§ EXERCISE
Select the lines of the records containing the word "React" and list them.

▶

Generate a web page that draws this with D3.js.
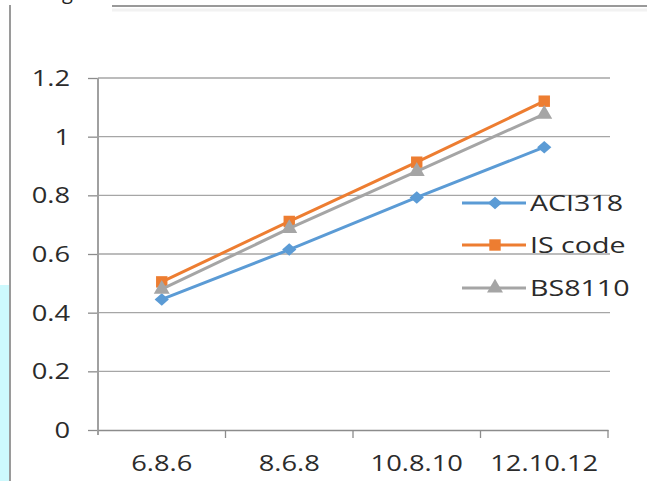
<!DOCTYPE html>
<html>
<head>
<meta charset="utf-8">
<script src="https://cdn.jsdelivr.net/npm/d3@7"></script>
<style>
  html, body { margin: 0; padding: 0; background: #fff; }
  svg { display: block; }
  text { font-family: "Open Sans", "Liberation Sans", sans-serif; fill: #2b2b2b; }
</style>
</head>
<body>
<svg id="chart" width="647" height="481"></svg>
<script>
const categories = ["6.8.6", "8.6.8", "10.8.10", "12.10.12"];
const aci318 = [0.445, 0.615, 0.793, 0.964];
const isCode = [0.505, 0.711, 0.913, 1.121];
const bs8110 = [0.48, 0.687, 0.882, 1.077];
const yTicks = [0, 0.2, 0.4, 0.6, 0.8, 1, 1.2];
const seriesNames = ["ACI318", "IS code", "BS8110"];

const series = [
  { name: seriesNames[0], values: aci318, color: "#5b9bd5", symbol: d3.symbolSquare, size: 92, extra: " scale(1.05,0.92) rotate(45)" },
  { name: seriesNames[1], values: isCode, color: "#ed7d31", symbol: d3.symbolSquare, size: 130, extra: "" },
  { name: seriesNames[2], values: bs8110, color: "#a5a5a5", symbol: d3.symbolTriangle, size: 110, extra: "" }
];

const svg = d3.select("#chart");
const stretch = 1.3;

// page decoration: left border, cyan strip, top rule, clipped heading
svg.append("rect").attr("x", 0).attr("y", 285).attr("width", 9).attr("height", 196).attr("fill", "#cdf9fd");
svg.append("line").attr("x1", 10).attr("x2", 10).attr("y1", 5).attr("y2", 481).attr("stroke", "#9a9a9a").attr("stroke-width", 2);
svg.append("line").attr("x1", 112).attr("x2", 647).attr("y1", 6).attr("y2", 6).attr("stroke", "#999").attr("stroke-width", 2);
svg.append("line").attr("x1", 112).attr("x2", 647).attr("y1", 10).attr("y2", 10).attr("stroke", "#f2f2f2").attr("stroke-width", 3);
svg.append("text").attr("x", 62).attr("y", -1).attr("font-size", 20).style("fill", "#222").text("g");

const x = d3.scaleBand().domain(categories).range([98, 608]);
const y = d3.scaleLinear().domain([0, 1.2]).range([430, 78]);
const cx = c => x(c) + x.bandwidth() / 2;

// gridlines
svg.append("g").selectAll("line").data(yTicks.filter(d => d !== 0)).join("line")
  .attr("x1", 98).attr("x2", 610)
  .attr("y1", d => y(d)).attr("y2", d => y(d))
  .attr("stroke", "#a6a6a6").attr("stroke-width", 1.3);

// y axis
const yAxis = svg.append("g").attr("transform", "translate(98,0)")
  .call(d3.axisLeft(y).tickValues(yTicks).tickSize(10).tickSizeOuter(0).tickFormat(d => String(d)));
yAxis.select(".domain").remove();
yAxis.selectAll(".tick line").attr("stroke", "#8c8c8c").attr("stroke-width", 1.3);
yAxis.selectAll(".tick text")
  .attr("x", 0).attr("dy", "0.36em")
  .attr("transform", `translate(-28,0) scale(${stretch},1)`)
  .attr("font-size", 21).style("fill", "#2b2b2b")
  .attr("font-family", "Open Sans");
yAxis.append("line").attr("x1", 0).attr("x2", 0).attr("y1", y(1.2)).attr("y2", 435)
  .attr("stroke", "#a0a0a0").attr("stroke-width", 2);

// x axis
const xAxis = svg.append("g").attr("transform", "translate(0,430)")
  .call(d3.axisBottom(x).tickSize(0).tickSizeOuter(0));
xAxis.select(".domain").attr("stroke", "#8c8c8c").attr("stroke-width", 1.5);
xAxis.selectAll(".tick text")
  .attr("y", 0).attr("dy", 0)
  .attr("transform", `translate(0,41) scale(${stretch},1)`)
  .attr("font-size", 21).style("fill", "#2b2b2b")
  .attr("font-family", "Open Sans");
svg.append("g").selectAll("line").data(categories).join("line")
  .attr("x1", d => x(d) + x.bandwidth()).attr("x2", d => x(d) + x.bandwidth())
  .attr("y1", 430).attr("y2", 438)
  .attr("stroke", "#8c8c8c").attr("stroke-width", 1.3);

// series lines & markers
const line = d3.line().x((d, i) => cx(categories[i])).y(d => y(d));
series.forEach(s => {
  svg.append("path").datum(s.values).attr("d", line)
    .attr("fill", "none").attr("stroke", s.color).attr("stroke-width", 3);
  svg.append("g").selectAll("path").data(s.values).join("path")
    .attr("d", d3.symbol(s.symbol, s.size))
    .attr("transform", (d, i) => `translate(${cx(categories[i])},${y(d)})` + s.extra)
    .attr("fill", s.color);
});

// legend
const legendY = [203, 245, 288];
series.forEach((s, i) => {
  const g = svg.append("g").attr("transform", `translate(462,${legendY[i]})`);
  g.append("line").attr("x1", 0).attr("x2", 64).attr("stroke", s.color).attr("stroke-width", 3);
  g.append("path").attr("d", d3.symbol(s.symbol, s.size)).attr("transform", "translate(33,0)" + s.extra).attr("fill", s.color);
  g.append("text").attr("transform", `translate(68,0) scale(${stretch},1)`).attr("dy", "0.36em")
    .attr("font-size", 22).text(s.name);
});
</script>
</body>
</html>
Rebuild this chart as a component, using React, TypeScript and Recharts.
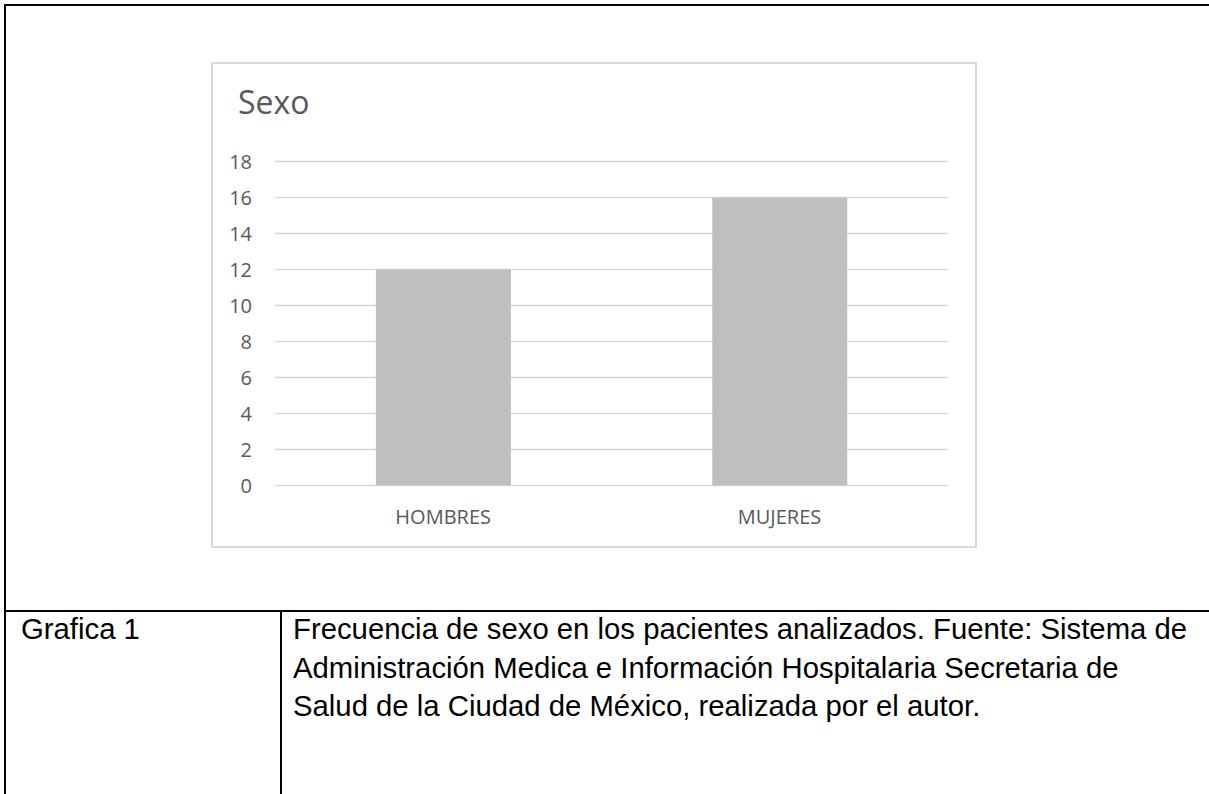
import React from "react";
import { BarChart, Bar, XAxis, YAxis, CartesianGrid } from "recharts";

// categories and counts
const categories = ["HOMBRES", "MUJERES"];
const frecuencia = [12, 16];
const yTicks = [0, 2, 4, 6, 8, 10, 12, 14, 16, 18];

const captionLines = [
  "Frecuencia de sexo en los pacientes analizados. Fuente: Sistema de",
  "Administración Medica e Información Hospitalaria Secretaria de",
  "Salud de la Ciudad de México, realizada por el autor.",
];

const data = categories.map((name, i) => ({ name, value: frecuencia[i] }));

const chartFont = "'Open Sans', Lato, sans-serif";
const tableFont = "'Liberation Sans', Arial, sans-serif";

const cellText: React.CSSProperties = {
  position: "absolute",
  top: 610,
  fontFamily: tableFont,
  fontSize: 29.3,
  lineHeight: "38.5px",
  color: "#000",
  whiteSpace: "nowrap",
};

const App = () => {
  return (
    <div
      style={{
        position: "absolute",
        left: 0,
        top: 0,
        width: 1209,
        height: 794,
        background: "#fff",
        overflow: "hidden",
      }}
    >
      {/* table borders */}
      <div style={{ position: "absolute", left: 4, top: 4, width: 1220, height: 2, background: "#000" }} />
      <div style={{ position: "absolute", left: 4, top: 4, width: 2, height: 800, background: "#000" }} />
      <div style={{ position: "absolute", left: 4, top: 610, width: 1220, height: 2, background: "#000" }} />
      <div style={{ position: "absolute", left: 280, top: 610, width: 2, height: 200, background: "#000" }} />

      {/* chart box */}
      <div
        style={{
          position: "absolute",
          left: 211,
          top: 62,
          width: 766,
          height: 486,
          border: "2px solid #d9d9d9",
          boxSizing: "border-box",
          background: "#fff",
        }}
      >
        <div
          style={{
            position: "absolute",
            left: 25,
            top: 22,
            fontFamily: chartFont,
            fontSize: 32,
            lineHeight: "32px",
            color: "#595959",
          }}
        >
          Sexo
        </div>
        <BarChart
          width={762}
          height={482}
          data={data}
          margin={{ top: 97.5, right: 27.3, left: 0, bottom: 0 }}
          barCategoryGap="30%"
        >
          <CartesianGrid vertical={false} stroke="#d9d9d9" strokeWidth={1.5} />
          <XAxis
            dataKey="name"
            height={60.5}
            axisLine={false}
            tickLine={false}
            tickSize={0}
            tickMargin={24}
            tick={{ fill: "#595959", fontSize: 20, fontFamily: chartFont }}
          />
          <YAxis
            width={62}
            domain={[0, 18]}
            ticks={yTicks}
            interval={0}
            axisLine={false}
            tickLine={false}
            tickSize={0}
            tickMargin={23}
            tick={{ fill: "#595959", fontSize: 20, fontFamily: chartFont }}
          />
          <Bar dataKey="value" fill="#bfbfbf" isAnimationActive={false} />
        </BarChart>
      </div>

      {/* caption row */}
      <div style={{ ...cellText, left: 21 }}>Grafica 1</div>
      <div style={{ ...cellText, left: 293 }}>
        {captionLines.map((line) => (
          <div key={line}>{line}</div>
        ))}
      </div>
    </div>
  );
};

export default App;
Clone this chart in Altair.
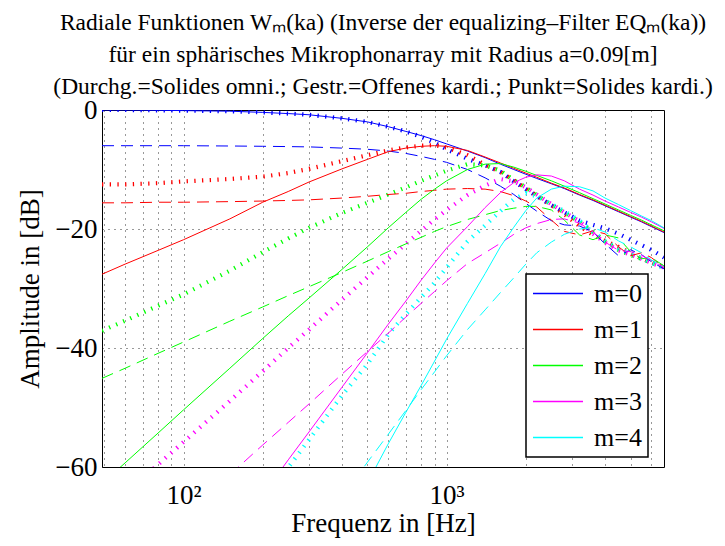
import altair as alt
import pandas as pd

FREQ = [49, 60, 80, 100, 150, 200, 250, 300, 400, 500,
        600, 700, 800, 900, 1000, 1200, 1400, 1600, 1800, 2000,
        2200, 2500, 2800, 3200, 3600, 4000, 4500, 5000, 5500, 6000,
        6700]
N = None

# Solid: "Solides omni."
SOLID_M0 = [0, 0, -0.05, -0.1, -0.2, -0.4, -0.6, -0.8, -1.4, -2.0,
            -2.8, -3.6, -4.3, -5.0, -5.7, -6.9, -8.0, -9.1, -10.0, -10.8,
            -11.5, -12.4, -13.2, -14.3, -15.2, -16.1, -17.1, -18.0, -18.8, -19.6,
            -20.6]
SOLID_M1 = [-27.6, -25.9, -23.6, -21.8, -18.3, -15.5, -13.7, -12.1, -9.9, -8.3,
            -7.0, -6.4, -6.1, -6.0, -6.1, -6.8, -7.9, -8.9, -9.8, -10.6,
            -11.3, -12.3, -13.1, -14.2, -15.1, -16.0, -17.0, -17.9, -18.7, -19.5,
            -20.5]
SOLID_M2 = [-62.8, -59.3, -54.3, -50.4, -43.4, -38.4, -34.6, -31.6, -26.8, -23.0,
            -19.8, -17.2, -15.0, -13.3, -11.9, -10.0, -9.1, -9.0, -9.6, -10.3,
            -11.0, -11.9, -12.8, -13.9, -14.9, -15.8, -16.8, -17.7, -18.5, -19.3,
            -20.3]
SOLID_M3 = [N, N, N, N, N, -64.7, -58.8, -54.1, -46.6, -40.8,
            -36.0, -32.1, -28.6, -25.7, -23.2, -19.6, -16.4, -13.9, -12.2, -11.3,
            -10.9, -11.1, -11.9, -13.3, -14.3, -15.3, -16.3, -17.2, -18.0, -18.8,
            -19.9]
SOLID_M4 = [N, N, N, N, N, N, N, N, N, -62.7,
            -56.1, -50.8, -46.3, -42.2, -38.5, -32.5, -27.5, -23.0, -19.7, -16.9,
            -14.8, -13.3, -12.8, -12.9, -13.6, -14.8, -15.9, -16.9, -17.8, -18.6,
            -19.8]

# Dashed: "Offenes kardi."
DASHED_M0 = [-6.0, -6.0, -6.0, -6.0, -6.05, -6.1, -6.15, -6.2, -6.4, -6.6,
             -6.9, -7.3, -7.8, -8.3, -8.8, -10.0, -11.4, -12.8, -14.2, -15.7,
             -17.0, -18.6, -19.3, -19.5, -20.5, -22.5, -24.5, -23.5, -24.3, -25.5,
             -26.7]
DASHED_M1 = [-15.6, -15.6, -15.5, -15.5, -15.4, -15.3, -15.2, -15.1, -14.8, -14.5,
             -14.2, -14.0, -13.7, -13.5, -13.3, -13.2, -13.3, -13.7, -14.4, -15.3,
             -16.3, -18.5, -20.4, -21.0, -20.3, -20.8, -23.0, -24.5, -24.0, -24.8,
             -26.5]
DASHED_M2 = [-45.1, -43.4, -40.9, -39.0, -35.5, -33.1, -31.2, -29.7, -27.3, -25.4,
             -23.8, -22.5, -21.4, -20.4, -19.6, -18.4, -17.6, -16.9, -16.5, -16.2,
             -16.2, -16.8, -18.5, -21.0, -21.8, -21.0, -21.5, -23.8, -25.0, -24.8,
             -26.2]
DASHED_M3 = [N, N, N, N, -61.3, -56.3, -52.5, -49.4, -44.4, -40.6,
             -37.5, -34.8, -32.5, -30.5, -28.7, -25.8, -24.0, -22.4, -20.9, -19.8,
             -19.1, -18.4, -18.3, -19.0, -20.5, -22.2, -23.6, -23.8, -24.4, -25.3,
             -26.4]
DASHED_M4 = [N, N, N, N, N, N, N, N, -65.0, -59.2,
             -54.5, -50.5, -47.0, -44.0, -41.3, -36.9, -33.6, -30.7, -28.2, -25.9,
             -24.0, -22.2, -20.9, -20.0, -19.8, -20.5, -22.0, -23.0, -24.0, -25.2,
             -26.3]

# Dotted: "Solides kardi."
DOTTED_M0 = [0, 0, -0.05, -0.1, -0.2, -0.4, -0.6, -0.8, -1.4, -2.0,
             -2.8, -3.6, -4.5, -5.5, -6.6, -8.2, -9.3, -10.4, -12.0, -13.3,
             -14.5, -16.0, -17.2, -18.6, -19.3, -19.9, -20.8, -21.8, -22.7, -23.5,
             -24.8]
DOTTED_M1 = [-12.5, -12.5, -12.3, -12.0, -11.6, -11.2, -10.6, -9.9, -8.6, -7.6,
             -6.8, -6.3, -6.0, -5.9, -6.3, -7.6, -9.2, -10.4, -11.8, -13.2,
             -14.4, -16.0, -17.5, -19.5, -21.0, -22.0, -23.0, -24.0, -25.0, -25.6,
             -26.4]
DOTTED_M2 = [-37.1, -35.4, -32.9, -31.0, -27.0, -23.9, -21.6, -19.8, -17.3, -15.6,
             -14.2, -13.0, -11.9, -11.0, -10.2, -9.1, -9.3, -10.2, -11.8, -13.0,
             -14.3, -15.9, -17.2, -18.8, -20.5, -22.1, -23.5, -24.4, -25.0, -25.7,
             -26.4]
DOTTED_M3 = [N, -64.6, -59.6, -55.8, -48.9, -43.9, -40.0, -36.9, -31.9, -28.1,
             -25.0, -22.5, -20.3, -18.4, -16.8, -14.3, -12.7, -11.6, -12.0, -13.0,
             -14.2, -15.8, -17.2, -18.7, -20.8, -22.3, -23.6, -24.3, -25.0, -25.7,
             -26.5]
DOTTED_M4 = [N, N, N, N, N, -66.0, -60.1, -55.4, -48.0, -42.7,
             -37.7, -34.3, -31.5, -29.0, -26.5, -22.1, -19.4, -17.0, -15.0, -14.0,
             -14.5, -15.8, -17.0, -18.6, -20.5, -22.0, -23.3, -24.1, -24.9, -25.7,
             -26.6]

ORDERS = ["m=0", "m=1", "m=2", "m=3", "m=4"]
COLORS = ["#0000ff", "#ff0000", "#00ff00", "#ff00ff", "#00ffff"]
STYLES = ["solid", "dashed", "dotted"]
SERIES = {
    "solid": [SOLID_M0, SOLID_M1, SOLID_M2, SOLID_M3, SOLID_M4],
    "dashed": [DASHED_M0, DASHED_M1, DASHED_M2, DASHED_M3, DASHED_M4],
    "dotted": [DOTTED_M0, DOTTED_M1, DOTTED_M2, DOTTED_M3, DOTTED_M4],
}
X_GRID = [50, 60, 70, 80, 90, 100, 200, 300, 400, 500, 600, 700, 800, 900,
          1000, 2000, 3000, 4000, 5000, 6000]
Y_TICKS = [-60, -40, -20, 0]
TITLE_LINES = [
    "Radiale Funktionen Wₘ(ka) (Inverse der equalizing–Filter EQₘ(ka))",
    "für ein sphärisches Mikrophonarray mit Radius a=0.09[m]",
    "(Durchg.=Solides omni.; Gestr.=Offenes kardi.; Punkt=Solides kardi.)",
]

rows = []
for style in STYLES:
    for m, vals in zip(ORDERS, SERIES[style]):
        for f, v in zip(FREQ, vals):
            if v is not None:
                rows.append({"f": f, "db": v, "m": m, "style": style})
df = pd.DataFrame(rows)

FONT = "Liberation Serif"

x_enc = alt.X("f:Q",
              scale=alt.Scale(type="log", domain=[49, 6700], nice=False),
              axis=alt.Axis(values=X_GRID,
                            labelExpr="datum.value == 100 ? '10²' : (datum.value == 1000 ? '10³' : '')",
                            labelOverlap=False, labelFontSize=27, labelPadding=15,
                            title="Frequenz in [Hz]", titleFontSize=27, titlePadding=2,
                            grid=True, gridDash=[1, 5], gridColor="#000000", gridOpacity=0.8,
                            ticks=False, domain=False))
y_enc = alt.Y("db:Q",
              scale=alt.Scale(domain=[-60, 0], nice=False),
              axis=alt.Axis(values=Y_TICKS, labelFontSize=27, labelPadding=5,
                            title="Amplitude in [dB]", titleFontSize=27, titlePadding=10,
                            grid=True, gridDash=[1, 5], gridColor="#000000", gridOpacity=0.8,
                            ticks=False, domain=False))
c_enc = alt.Color("m:N", scale=alt.Scale(domain=ORDERS, range=COLORS),
                  legend=alt.Legend(title=None, orient="none", legendX=424, legendY=164,
                                    direction="vertical", columns=1,
                                    symbolType="stroke", symbolSize=2500,
                                    symbolStrokeWidth=1.5, symbolOpacity=1,
                                    symbolDash=[1, 0],
                                    labelFontSize=26, labelFont=FONT,
                                    clipHeight=27, rowPadding=9,
                                    padding=6, strokeColor="#000000",
                                    fillColor="#ffffff", labelOffset=10))

base = alt.Chart(df).encode(x=x_enc, y=y_enc, color=c_enc)

solid = base.transform_filter(alt.datum.style == "solid").mark_line(
    clip=True, strokeWidth=1)
dashed = base.transform_filter(alt.datum.style == "dashed").mark_line(
    clip=True, strokeWidth=1, strokeDash=[12, 7])
dotted = base.transform_filter(alt.datum.style == "dotted").mark_line(
    clip=True, strokeWidth=4.2, strokeDash=[1.3, 6.4], strokeCap="butt")

chart = alt.layer(dotted, dashed, solid).properties(
    width=562,
    height=357,
    autosize=alt.AutoSizeParams(type="none"),
    padding={"left": 94, "top": 102, "right": 53, "bottom": 71},
    background="#ffffff",
    title=alt.TitleParams(
        text=TITLE_LINES,
        fontSize=23.5, font=FONT, fontWeight="normal", lineHeight=32,
        anchor="middle", offset=-2, color="#000000"),
).configure_view(
    stroke="#000000", strokeWidth=1
).configure_axis(
    labelFont=FONT, titleFont=FONT, labelColor="#000000", titleColor="#000000",
    titleFontWeight="normal"
).configure_legend(
    strokeWidth=1.5
)

chart.save("out.html", embed_options={"renderer": "svg", "actions": False})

◀

§ ANSWER TO THE PROBLEM
Rebuild this chart as a component, using React, TypeScript and Recharts.
import React from "react";
const cellText: React.CSSProperties = {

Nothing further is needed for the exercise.